Astera Labs heads into the back half of June with a sharp split in its weekly story: a 30% gain over the past month, two major analyst target hikes in 48 hours, and then a 9.7% single-session sell-off on Tuesday that erased most of the week's gains in one move.
The analyst action is the clearest driver of the setup. Stifel raised its target from $260 to $460 on June 24 — a 77% jump — while maintaining a Buy. A day earlier, BofA Securities lifted its target from $240 to $450 while holding its Neutral rating, a move that captures the broader Street tension precisely: the bulls are aggressively repricing the stock's AI infrastructure opportunity, while sceptics are conceding the growth story is real without endorsing the valuation. The consensus price target now sits at roughly $255 — well below the current price of $397 — which reflects an older base of estimates not yet revised to reflect these latest moves. The two fresh targets from Stifel and BofA imply more upside; the broader consensus still trails the stock by a significant margin. That gap is itself a story: the stock has moved faster than the Street's collective pencil, and more upgrades may need to follow before the mean catches up.

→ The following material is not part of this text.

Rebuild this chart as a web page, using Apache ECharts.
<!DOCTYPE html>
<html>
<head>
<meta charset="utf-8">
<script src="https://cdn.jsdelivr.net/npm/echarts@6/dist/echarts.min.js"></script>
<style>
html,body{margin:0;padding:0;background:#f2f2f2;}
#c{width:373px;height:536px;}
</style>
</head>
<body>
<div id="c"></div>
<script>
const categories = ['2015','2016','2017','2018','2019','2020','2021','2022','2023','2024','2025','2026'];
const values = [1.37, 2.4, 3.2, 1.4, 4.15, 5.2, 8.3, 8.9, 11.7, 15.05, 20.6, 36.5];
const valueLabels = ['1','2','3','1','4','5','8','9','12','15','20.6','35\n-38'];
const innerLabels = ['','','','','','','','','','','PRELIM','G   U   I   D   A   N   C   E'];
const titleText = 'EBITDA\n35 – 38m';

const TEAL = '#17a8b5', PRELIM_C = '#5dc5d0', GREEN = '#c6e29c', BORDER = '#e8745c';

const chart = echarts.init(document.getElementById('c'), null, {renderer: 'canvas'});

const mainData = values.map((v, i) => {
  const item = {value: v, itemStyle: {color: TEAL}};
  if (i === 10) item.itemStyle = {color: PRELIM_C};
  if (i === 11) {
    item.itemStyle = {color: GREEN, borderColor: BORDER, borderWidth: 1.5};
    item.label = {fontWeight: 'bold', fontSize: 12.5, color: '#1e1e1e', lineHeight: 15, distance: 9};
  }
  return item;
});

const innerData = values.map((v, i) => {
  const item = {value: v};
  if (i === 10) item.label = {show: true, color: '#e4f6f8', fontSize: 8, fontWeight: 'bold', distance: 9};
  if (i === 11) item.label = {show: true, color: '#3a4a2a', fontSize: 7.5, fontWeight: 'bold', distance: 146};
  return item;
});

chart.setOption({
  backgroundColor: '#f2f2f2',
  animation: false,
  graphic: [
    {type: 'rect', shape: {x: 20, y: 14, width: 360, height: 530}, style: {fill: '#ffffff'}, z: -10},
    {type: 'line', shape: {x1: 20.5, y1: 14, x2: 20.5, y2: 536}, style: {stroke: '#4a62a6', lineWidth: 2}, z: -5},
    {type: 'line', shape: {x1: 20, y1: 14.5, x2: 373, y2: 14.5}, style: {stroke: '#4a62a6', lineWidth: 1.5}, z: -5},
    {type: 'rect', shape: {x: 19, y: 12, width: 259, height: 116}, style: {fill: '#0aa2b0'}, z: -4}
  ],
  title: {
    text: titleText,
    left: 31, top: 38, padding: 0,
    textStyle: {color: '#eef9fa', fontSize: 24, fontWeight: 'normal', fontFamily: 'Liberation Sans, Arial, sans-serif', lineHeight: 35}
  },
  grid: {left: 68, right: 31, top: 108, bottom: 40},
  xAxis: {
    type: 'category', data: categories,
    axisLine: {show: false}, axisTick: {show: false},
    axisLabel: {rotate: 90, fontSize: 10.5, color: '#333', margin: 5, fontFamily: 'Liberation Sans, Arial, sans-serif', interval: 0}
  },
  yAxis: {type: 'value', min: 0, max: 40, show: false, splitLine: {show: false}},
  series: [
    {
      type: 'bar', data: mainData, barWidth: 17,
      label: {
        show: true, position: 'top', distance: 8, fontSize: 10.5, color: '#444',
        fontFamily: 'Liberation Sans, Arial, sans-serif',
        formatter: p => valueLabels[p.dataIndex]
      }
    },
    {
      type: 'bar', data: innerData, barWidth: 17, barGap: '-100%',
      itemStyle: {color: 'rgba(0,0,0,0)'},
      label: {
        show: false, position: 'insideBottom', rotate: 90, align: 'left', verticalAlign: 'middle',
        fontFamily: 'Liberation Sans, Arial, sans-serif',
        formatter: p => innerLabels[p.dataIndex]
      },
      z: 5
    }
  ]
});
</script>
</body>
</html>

Short interest has been quietly rebuilding and merits attention given the stock's high valuation. Bears hold 7.8% of the free float — a meaningful level for a semiconductor name — and that position has grown 14% over the past week, adding roughly 1.5 million shares. The month's overall SI change is more modest at 3%, suggesting this week's acceleration is fresh positioning rather than a steady grind. Despite the build, borrow conditions remain loose: availability is running at nearly 1,770% — meaning there are roughly 18 shares available for every one currently borrowed — and cost to borrow has eased roughly 10% over the week to around 0.47%. Short sellers face no squeeze pressure from the lending market whatsoever. Options positioning is similarly unremarkable; the put/call ratio of 0.78 sits just below its 20-day average of 0.79, a slight lean toward calls that reads as mild rather than directional.

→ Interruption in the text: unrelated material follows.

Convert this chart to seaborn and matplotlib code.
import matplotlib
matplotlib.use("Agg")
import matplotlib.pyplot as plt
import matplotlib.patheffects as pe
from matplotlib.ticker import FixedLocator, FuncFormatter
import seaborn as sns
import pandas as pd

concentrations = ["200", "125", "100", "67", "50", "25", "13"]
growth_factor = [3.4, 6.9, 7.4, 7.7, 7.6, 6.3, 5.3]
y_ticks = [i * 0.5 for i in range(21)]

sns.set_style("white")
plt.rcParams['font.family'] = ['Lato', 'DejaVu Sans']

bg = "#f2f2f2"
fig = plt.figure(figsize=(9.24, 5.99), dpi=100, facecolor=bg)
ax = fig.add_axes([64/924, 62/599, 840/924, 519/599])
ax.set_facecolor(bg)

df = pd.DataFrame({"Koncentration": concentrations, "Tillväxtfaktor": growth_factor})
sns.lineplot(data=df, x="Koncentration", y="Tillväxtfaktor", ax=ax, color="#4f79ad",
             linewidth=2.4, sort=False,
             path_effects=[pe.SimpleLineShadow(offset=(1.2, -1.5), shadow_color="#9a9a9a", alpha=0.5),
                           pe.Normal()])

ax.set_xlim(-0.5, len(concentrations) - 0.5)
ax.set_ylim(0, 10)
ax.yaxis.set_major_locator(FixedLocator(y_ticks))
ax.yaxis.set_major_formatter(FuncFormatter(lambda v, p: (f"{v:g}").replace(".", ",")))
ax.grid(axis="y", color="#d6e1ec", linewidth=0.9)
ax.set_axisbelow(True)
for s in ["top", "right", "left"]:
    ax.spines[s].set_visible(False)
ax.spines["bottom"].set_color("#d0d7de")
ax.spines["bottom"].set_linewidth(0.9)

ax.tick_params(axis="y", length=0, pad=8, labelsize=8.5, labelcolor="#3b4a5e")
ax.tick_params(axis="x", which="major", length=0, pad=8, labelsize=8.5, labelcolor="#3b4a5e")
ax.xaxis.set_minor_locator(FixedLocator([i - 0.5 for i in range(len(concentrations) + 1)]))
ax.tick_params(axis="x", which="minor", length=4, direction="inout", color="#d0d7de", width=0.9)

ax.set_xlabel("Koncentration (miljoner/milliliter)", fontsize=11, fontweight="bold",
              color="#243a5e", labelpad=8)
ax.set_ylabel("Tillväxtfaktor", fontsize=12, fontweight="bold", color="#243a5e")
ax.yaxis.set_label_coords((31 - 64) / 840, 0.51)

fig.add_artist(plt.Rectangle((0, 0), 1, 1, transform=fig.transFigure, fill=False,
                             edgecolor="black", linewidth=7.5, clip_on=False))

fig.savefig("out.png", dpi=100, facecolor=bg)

The bull case rests on ALAB's concentrated exposure to AI infrastructure: 14% quarterly revenue growth, 76% gross margins, and a product suite — PCIe retimers, CXL controllers, and the Leo AI inferencing lineup — that addresses real bottlenecks in hyperscaler build-outs. FMR (Fidelity) holds 14.5% of shares, the largest institutional position, and added over 1.2 million shares in the most recent reporting period. The bear case is valuation and concentration. The stock trades at roughly 117x trailing earnings and 33x book, with EV/EBITDA near 99. Customer concentration among a handful of hyperscalers means any capex pause from a major cloud provider flows directly to the top line. The ORTEX short score has ticked up meaningfully this week — from 41.5 to 44.8 — as the fresh short building shows up in the data, though it remains in neutral territory overall.
Earnings history adds context for the August 5 print. The most recent quarter on May 5 saw the stock gain 6.3% the next day and hold most of that over five sessions. The prior print delivered a 9.3% one-day drop. The range of outcomes around results is wide, and with the stock now more than 55% above where most of the Street's price targets were set in early May, the bar for the next quarter is meaningfully higher than it was when the last batch of target raises came through.
The August 5 earnings date is the next hard catalyst — how quickly the remaining Street consensus catches up to the $450-$460 target range, and whether the fresh short interest added this week persists or begins to unwind, will define the positioning picture between now and then.